Stored data >>
■ ■ ■ ■ ■ ■ ■

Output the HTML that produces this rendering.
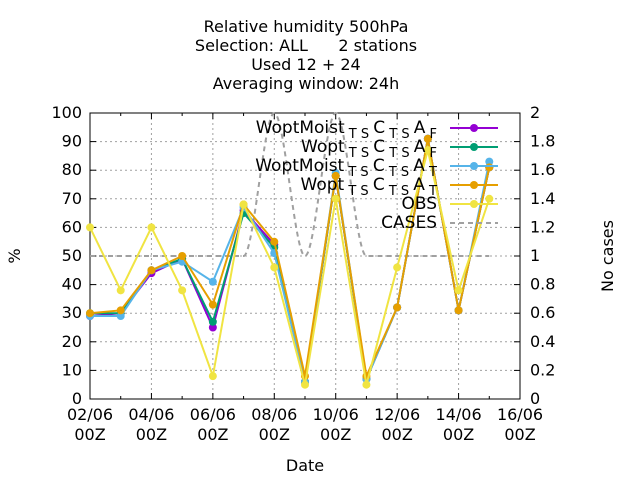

■ ■ ■ ■ ■ ■ ■

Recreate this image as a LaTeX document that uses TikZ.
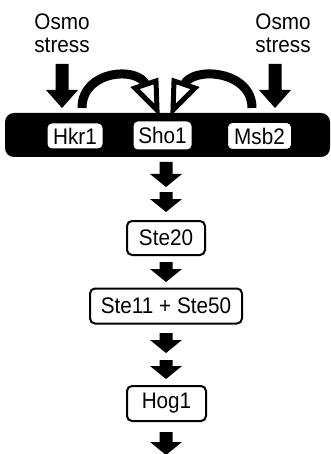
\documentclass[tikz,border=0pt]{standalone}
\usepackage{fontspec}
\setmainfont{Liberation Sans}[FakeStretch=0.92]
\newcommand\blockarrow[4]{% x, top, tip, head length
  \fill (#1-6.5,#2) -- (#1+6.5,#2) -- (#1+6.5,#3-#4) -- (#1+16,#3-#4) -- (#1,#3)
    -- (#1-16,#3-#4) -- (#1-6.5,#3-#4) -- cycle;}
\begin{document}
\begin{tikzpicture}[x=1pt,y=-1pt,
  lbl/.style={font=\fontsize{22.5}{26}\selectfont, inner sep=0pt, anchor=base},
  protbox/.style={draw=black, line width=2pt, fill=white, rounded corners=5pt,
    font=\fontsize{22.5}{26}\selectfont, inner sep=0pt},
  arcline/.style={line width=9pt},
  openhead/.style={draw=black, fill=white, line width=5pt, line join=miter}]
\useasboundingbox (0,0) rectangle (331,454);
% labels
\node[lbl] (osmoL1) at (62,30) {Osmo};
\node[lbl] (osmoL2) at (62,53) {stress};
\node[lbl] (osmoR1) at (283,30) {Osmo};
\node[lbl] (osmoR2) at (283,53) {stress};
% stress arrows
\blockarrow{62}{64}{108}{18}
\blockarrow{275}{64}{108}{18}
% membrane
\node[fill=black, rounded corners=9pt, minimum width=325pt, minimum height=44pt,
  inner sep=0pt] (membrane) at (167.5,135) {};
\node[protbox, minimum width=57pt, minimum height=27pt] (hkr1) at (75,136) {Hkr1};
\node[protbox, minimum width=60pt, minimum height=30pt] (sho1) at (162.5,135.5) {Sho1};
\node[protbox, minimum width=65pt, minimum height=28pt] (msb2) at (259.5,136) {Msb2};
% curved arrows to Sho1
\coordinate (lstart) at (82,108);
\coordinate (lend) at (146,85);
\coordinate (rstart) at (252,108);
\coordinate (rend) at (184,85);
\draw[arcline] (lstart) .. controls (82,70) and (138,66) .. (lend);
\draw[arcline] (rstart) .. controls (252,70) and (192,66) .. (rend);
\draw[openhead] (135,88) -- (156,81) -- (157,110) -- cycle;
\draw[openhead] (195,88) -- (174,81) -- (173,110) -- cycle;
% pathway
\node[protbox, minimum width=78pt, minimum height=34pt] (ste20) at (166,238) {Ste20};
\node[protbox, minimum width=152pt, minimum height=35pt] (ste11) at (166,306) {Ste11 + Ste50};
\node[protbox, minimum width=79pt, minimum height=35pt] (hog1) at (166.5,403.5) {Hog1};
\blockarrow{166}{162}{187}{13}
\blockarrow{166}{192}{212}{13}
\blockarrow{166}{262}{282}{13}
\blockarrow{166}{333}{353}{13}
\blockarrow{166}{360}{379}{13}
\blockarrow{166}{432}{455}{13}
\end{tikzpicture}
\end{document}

■ ■ ■ ■ ■ ■ ■

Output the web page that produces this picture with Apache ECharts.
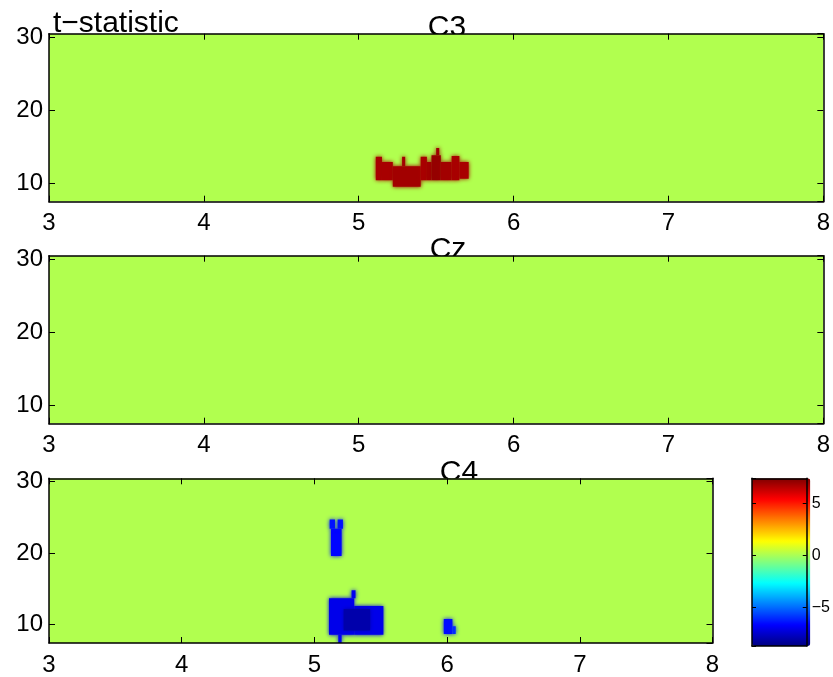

■ ■ ■ ■ ■ ■ ■

Work required >> Of the lines above, how many hold the string "that"? Answer with only the number.

Final result >> 3